What is the place of the Law in my life? It gives me directions for my life. It teaches me about how God wants me to live my life. When I walk with Christ, I follow his lead. I seek his direction. When I begin to assert my own will, doing what I want without consulting him, without regard for the Law which came from him, I drift away from Christ. I begin walking away from Christ.

So when I come to a hard decision in life and choose to disobey the Law, I begin to drift away from Christ and set off on my own path going in my own direction. Can I be saved by faith in Christ Jesus alone and still divorce my spouse? Yes. But that is a dangerous decision because I have begun to drift away from Christ. I am no longer walking with him side-by-side and as I drift away I begin walking in my own direction and before I know it, I can’t even see him anymore.

The Law keeps me on the path with Jesus. The Law helps me to walk in the center of the path with Jesus. Remember in Pilgrim’s Progress when Christian hesitated because of the lions growling ahead of him? He is encouraged to go ahead because the lions are on a short chain and as long as he keeps to the center of the path, he is safe.

Satan can not harm us when we walk with Jesus in the center of the path. Satan can growl and bare his fangs, but he cannot harm us. The Law helps me to walk in the center of the path with Jesus.

So the law still has a place in our lives. We need the Law because it instructs us in how to live.

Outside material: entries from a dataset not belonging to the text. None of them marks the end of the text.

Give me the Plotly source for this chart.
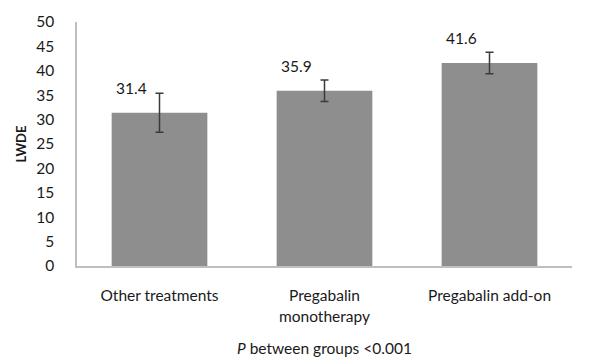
import plotly.graph_objects as go

categories = ["Other treatments", "Pregabalin<br>monotherapy", "Pregabalin add-on"]
values = [31.4, 35.9, 41.6]
errors = [4.0, 2.2, 2.2]
value_labels = ["31.4", "35.9", "41.6"]
y_ticks = [0, 5, 10, 15, 20, 25, 30, 35, 40, 45, 50]

FONT = "Lato, Open Sans, sans-serif"
FS = 15.5

fig = go.Figure()
fig.add_trace(go.Bar(
    x=categories, y=values,
    marker=dict(color="#8e8e8e", line=dict(width=0)),
    error_y=dict(type="data", array=errors, visible=True,
                 color="#3a3a3a", thickness=1.5, width=4),
    width=0.58,
))

for c, v, t in zip(categories, values, value_labels):
    fig.add_annotation(x=c, y=v, text=t, showarrow=False,
                       xshift=-28, yshift=25,
                       font=dict(family=FONT, size=FS, color="#1a1a1a"))

fig.add_annotation(xref="paper", yref="paper", x=0.5, y=0, yshift=-93,
                   text="<i>P</i> between groups &lt;0.001", showarrow=False,
                   font=dict(family=FONT, size=FS, color="#1a1a1a"))

fig.update_layout(
    width=597, height=359,
    margin=dict(l=69, r=33, t=14, b=101),
    paper_bgcolor="white", plot_bgcolor="white",
    showlegend=False,
    font=dict(family=FONT, size=FS, color="#1a1a1a"),
    xaxis=dict(showline=True, linecolor="#bfbfbf", linewidth=1.5,
               ticks="", tickfont=dict(size=FS), automargin=False,
               ticklabelstandoff=15),
    yaxis=dict(range=[0, 50], tickvals=y_ticks, showgrid=False,
               showline=True, linecolor="#bfbfbf", linewidth=1.5,
               ticks="", ticklabelstandoff=18, zeroline=False, automargin=False,
               tickfont=dict(size=FS),
               title=dict(text="<b>LWDE</b>", font=dict(size=13), standoff=7)),
)

fig.write_html("out.html")
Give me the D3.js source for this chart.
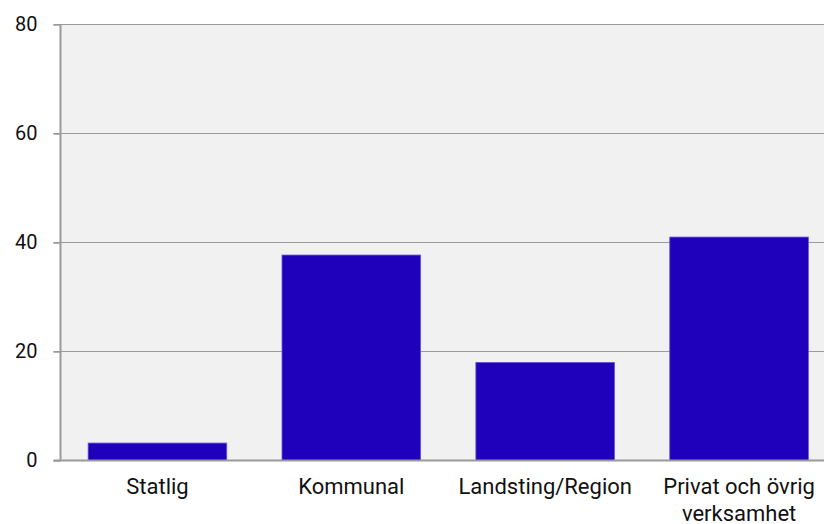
<!DOCTYPE html>
<html><head><meta charset="utf-8">
<script src="https://cdn.jsdelivr.net/npm/d3@7"></script>
<style>body{margin:0;background:#fff;overflow:hidden}svg{display:block}</style>
</head><body><svg id="c" width="824" height="524"></svg>
<script>
const categories = ["Statlig", "Kommunal", "Landsting/Region", "Privat och övrig verksamhet"];
const values = [3.2, 37.7, 18.0, 41.0];
const yTicks = [0, 20, 40, 60, 80];

const svg = d3.select("#c");
const mLeft = 60.5, mRight = 836, mTop = 24.5, mBottom = 460.5;
const font = "Roboto, sans-serif";

const x = d3.scaleBand().domain(categories).range([mLeft, mRight]).paddingInner(0.285).paddingOuter(0.1425);
const y = d3.scaleLinear().domain([0, 80]).range([mBottom, mTop]);

svg.append("rect").attr("x", mLeft).attr("y", mTop).attr("width", mRight - mLeft).attr("height", mBottom - mTop).attr("fill", "#f1f1f1");

// gridlines
svg.append("g").selectAll("line").data(yTicks.filter(d => d > 0)).join("line")
  .attr("x1", mLeft - 7).attr("x2", mRight).attr("y1", d => y(d)).attr("y2", d => y(d))
  .attr("stroke", "#9a9a9a").attr("stroke-width", 1.2);

// bars
svg.append("g").selectAll("rect").data(values).join("rect")
  .attr("x", (d, i) => x(categories[i])).attr("width", x.bandwidth())
  .attr("y", d => y(d)).attr("height", d => y(0) - y(d))
  .attr("fill", "#1f00bb").attr("stroke", "#6a55d8").attr("stroke-width", 0.8);

// y axis
const ya = svg.append("g").attr("transform", `translate(${mLeft},0)`)
  .call(d3.axisLeft(y).tickValues(yTicks).tickSize(7).tickPadding(16));
ya.select(".domain").attr("stroke", "#9a9a9a").attr("stroke-width", 2).attr("d", `M0,${mTop}V${mBottom}`);
ya.selectAll(".tick line").attr("stroke", "#9a9a9a").attr("stroke-width", 1.5);
ya.selectAll(".tick text").attr("font-family", font).attr("font-size", 20).attr("fill", "#111");

// zero baseline
svg.append("line").attr("x1", mLeft - 7).attr("x2", mRight).attr("y1", y(0)).attr("y2", y(0))
  .attr("stroke", "#9a9a9a").attr("stroke-width", 2);

// x labels
const xa = svg.append("g").attr("transform", `translate(0,${mBottom})`)
  .call(d3.axisBottom(x).tickSize(0).tickPadding(18));
xa.select(".domain").remove();
xa.selectAll(".tick text").attr("font-family", font).attr("font-size", 22).attr("fill", "#111")
  .each(function(d) {
    if (d === "Privat och övrig verksamhet") {
      const t = d3.select(this); t.text(null);
      t.append("tspan").attr("x", 0).attr("dy", "0.71em").text("Privat och övrig");
      t.append("tspan").attr("x", 0).attr("dy", "1.24em").text("verksamhet");
    }
  });
</script></body></html>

This is Paul’s argument and it is a very difficult one to understand because the difference between being a slave to the Law and using the Law to keep us close to Christ is such a subtle difference. And yet it is such a critical difference.

So I ask you this morning. Are you walking with Jesus? Have you accepted his free gift offered to you? Have you died to yourself so you can live in Christ? Are you walking with Christ on the path, side-by-side? Or are you exercising your free will to do what you want to do when you want to do it?

Are you trying to live your Christian life so you can say to God, “I deserve the gift of salvation you gave me.” Are you reading your Bible and praying and tithing so you can prove to God you deserved to be saved? Are you trying to live an obedient life so you can deserve what you have received? Do you feel guilty when you don’t do the things you know you should do? If you don’t read your Bible every morning, are you filled with guilt?

If so, then you are allowing the Law to once again be your master. You are rebuilding the Law that you destroyed when you first accepted the gift of salvation. The life you buried in baptism you are now trying to resurrect.

Be set free. Taste the exhilaration that comes from living in the undeserved grace of God.

I have been crucified with Christ and I no longer live, but Christ lives in me. The life I live in the body, I live by faith in the Son of God, who loved me and gave himself for me.

Live by faith alone, not faith and anything else.

When you read your Bible, read it because you want to walk side-by-side with Jesus on the path with him going in the direction he is going. Read your Bible because you so much enjoy walking with him. Live your Christian life in freedom, not in bondage.

When you pray, pray because you need to be able to release the burdens you are carrying. Jesus is walking by your side and can carry that load for you. Give them to him. Thank Jesus for his companionship with you. Listen to his word to you so you know what direction to take when you have decisions to make.

When you tithe, give because everything you have belongs to Christ anyway. It is not your money. You have died and now live in Christ. If you have died, how can you own anything? Give because it is God’s. Give and experience his joy. Be set free from obligation and guilt that you have to repay a debt and experience the exhilaration of a free life in Christ.

Live in freedom.

I have been crucified with Christ and I no longer live, but Christ lives in me. The life I live in the body, I live by faith in the Son of God, who loved me and gave himself for me.